Первый раз – в гл. LXV, где ею завладевает Атос (имя которого вообще-то нужно было бы перевести иначе: АФОН, но это уж совсем особый разговор); там она датирована 3 декабря 1627 г.[1]
Второй раз она воспроизводится в следующей, XLVII гл., где Атос показывает её друзьям; на сей раз она датирована уже 5 декабря 1627 г.[2]
Наконец, в третий и последний раз она появляется в завершающей, LXVII гл.; там она не только датирована 5 августа 1628 г., но и снабжена уточнением: «В поле перед Ла Рошелью»[3], чего раньше не было!
Но, раз соврамши, соврёшь неизбежно и два… И как раз Дюма-père убедительно этот тезис подтверждает.
В главе XLVIII («Дело семейное») Арамис пишет важное послание, адресуя его следующим образом:
«Мадемуазель Мари Мишон, белошвейке в Туре»[4].
А через несколько страниц, на протяжении которых добрый Планше успел сгонять туда-обратно, воспроизводится ответное послание, подписанное так:
«Аглая Мишон»[5].
(Очень любопытно и показательно, что в русском переводе эта обмолвка благоговейно устранена: письмо адресовано просто «Девице Мишон, белошвейке в Туре»[6]. Дело ясное: переводим не то что написано, а то что нужно! Классик не ошибается. Во всяком случае, не должен ошибаться).
(А вот современный французский комментатор, Jacques Goimard, имеющий дело с «тем что написано», а не с тем, «что нужно», отмечает сдержанно, но при этом въедливо и беспощадно, что Дюма перепутал здесь имена двух своих прежних «метресок», “maîtresses”: Мари и Аглаи[7]).
Навскидку вспоминается ещё один подобный пример, вполне сопоставимый со случаем Дюма-père: Генрик Сенкевич, «Огнём и мечом».
В самом начале романа Ян Скшетуский, «герой-любовник», выступает в звании поручика Иеремии Вишневецкого:
«Итак все подходили к Скшетускому с квартами, говоря: “Пей же, пане-брате!
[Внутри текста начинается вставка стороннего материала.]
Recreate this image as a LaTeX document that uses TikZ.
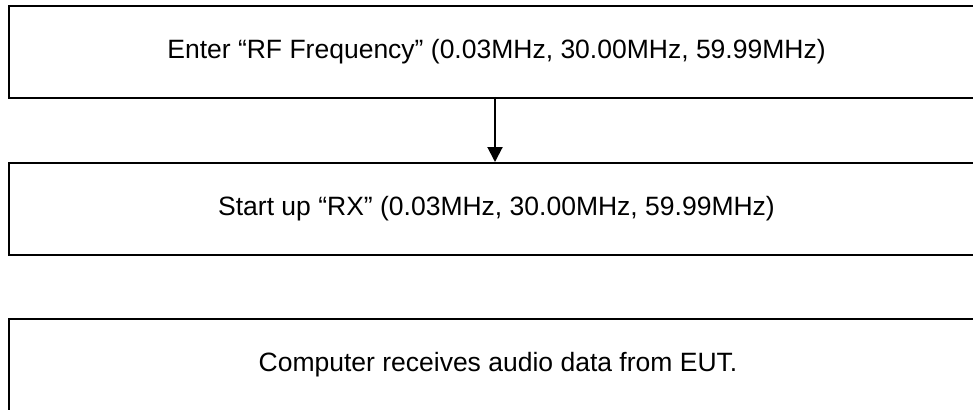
\documentclass[tikz,border=0pt]{standalone}
\usepackage{fontspec}
\setmainfont{Liberation Sans}
\usetikzlibrary{arrows.meta}
\begin{document}
\begin{tikzpicture}[x=1pt,y=-1pt,
  boxstyle/.style={draw=black, line width=2pt, rectangle, inner sep=0pt, anchor=north west, minimum width=1100pt},
  txt/.style={font=\fontsize{26.5}{31}\selectfont, inner sep=0pt, anchor=center},
  arr/.style={line width=2pt, -{Triangle[width=15pt,length=15pt]}}]
\useasboundingbox (0,0) rectangle (973,409);
\clip (0,0) rectangle (973,409);
\node[boxstyle, minimum height=92pt] (b1) at (8,5) {};
\node[boxstyle, minimum height=92pt] (b2) at (8,162) {};
\node[boxstyle, minimum height=150pt] (b3) at (8,318) {};
\node[txt] (t1) at (496.5,52) {Enter “RF Frequency” (0.03MHz, 30.00MHz, 59.99MHz)};
\node[txt] (t2) at (496.5,209) {Start up “RX” (0.03MHz, 30.00MHz, 59.99MHz)};
\node[txt] (t3) at (498,365) {Computer receives audio data from EUT.};
\coordinate (a1) at (495,97);
\draw[arr] (a1) -- (a1 |- b2.north);
\end{tikzpicture}
\end{document}
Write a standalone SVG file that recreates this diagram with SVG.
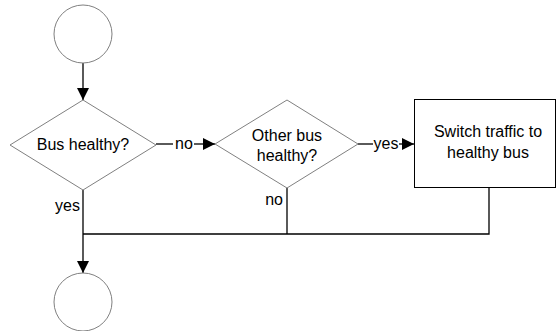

Выпей и со мною! Да здравствуют вишневичане! Такой молодой, а уже в поручиках <выделено мною – А. К.> у князя”»[8].
Затем протекает целый водоворот разнообразных событий, и вот, уже во втором томе, читателю сообщается о новом назначении:
«…слуга лишь вручил письмо и, ни слова не говоря, вышел, а Скшетуский, прочитав послание, подал его другу.
– Читай, – сказал он.
Володыёвский глянул и воскликнул:
– Назначение в поручики! <выделено мною – А. К.>
И, обхвативши Скшетуского за шею, расцеловал в обе щеки. Поручик в гусарских хоругвях считался почти высшим военным чином <выделено мною – А. К.>. <…> Скшетуский становился одним из первых офицеров князя воеводы русского»[9].
***
Здесь предвидятся два возможных «отвода» со стороны проницательных читателей.
«Отвод» первый: сравнение Дюма-père и Сенкевича с Гоголем некорректно, ибо те писали по главе в газету, чуть не ежедневно, а Гоголь … поступал несколько иначе. Так что им сложнее было помнить все эти мелочи.
«Отвод» второй: у них просто «промашки», а Гоголь, как я утверждаю, врал сознательно.
Что ж, не будем забегать вперёд.
[1] Alexandre Dumas. Les Trois Mousquetaires. Texte integral. Pocket Classique, P., 1993, p. 491.
[2] Там же, p. 506.
[3] Там же, p. 700.
[4] «À Mademoiselle Marie Michon, lingère à Tours»: там же, p. 524.
[5] «Aglaé Michon»: там же, p. 528.
[6] Цит. по: http://lib.ru/INOOLD/DUMA/tri.txt.
[7] Alexandre Dumas. Les Trois Mousquetaires. Texte integral. Pocket Classique, P., 1993, p. 722.
[8] «Огнём и мечом», ч. I, гл. 2; рус. пер. А. Эппеля; цит. по: Сенкевич Г. Огнём и мечом. Собр. соч. в девяти томах. Том 2. М., «ТЕРРА», 1997, с. 22.
[9] «Огнём и мечом», ч. II, гл. IV; рус. пер. К. Старосельской; цит. по: Сенкевич Г. Огнём и мечом. Собр. соч. в девяти томах. Том 2. М., «ТЕРРА», 1997, с. 22.